Classic vinaigrette with bacon and quails eggs

Combine store cupboard staples with fresh quails eggs and sald leaves for a gloriously simple starter
By Janet Brinkworth
Classic vinaigrette with bacon and quails eggs
  • Rating:
  • Serves: 2
  • Cook Time: 10 minutes
  • Prep Time: 10 minutes
  • Effort: easy



  • 1 tbsp caster sugar
  • 2 tbsp wholegrain mustard
  • 80 ml white wine vinegar
  • 250 ml extra virgin olive oil
  • 1 pinches freshly ground salt and black pepper
  • 5 rashers of streaky bacon, cut into lardons
  • 8 quail's eggs
  • 100 g salad leaves


1. Place the sugar and mustard in a bowl and whisk together.

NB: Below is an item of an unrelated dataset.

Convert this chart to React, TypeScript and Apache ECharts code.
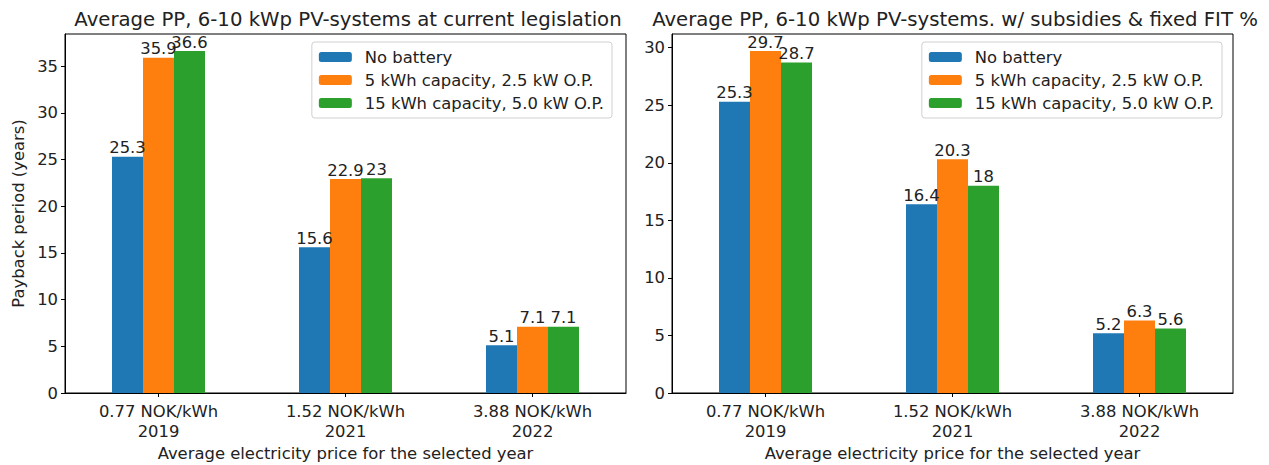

Add the vinegar, whisking again. 2. Continuing to whisk, pour in the olive oil until all the oil is incorporated. Season with salt and freshly ground pepper. 3. Heat a frying pan until hot, then add the bacon and fry for 2 minutes until golden and crisp. 4. Meanwhile, bring a pan of water to the boil, then add the quails eggs. Boil for 1 and a half minutes, then drain and refresh in cold water. Peel and cut the eggs in half. 5. Toss the salad leaves with a little of the dressing. Layer the salad leaves in a serving dish, then bacon, then eggs, then repeat once more. Finish with a drizzle of dressing and serve immediately.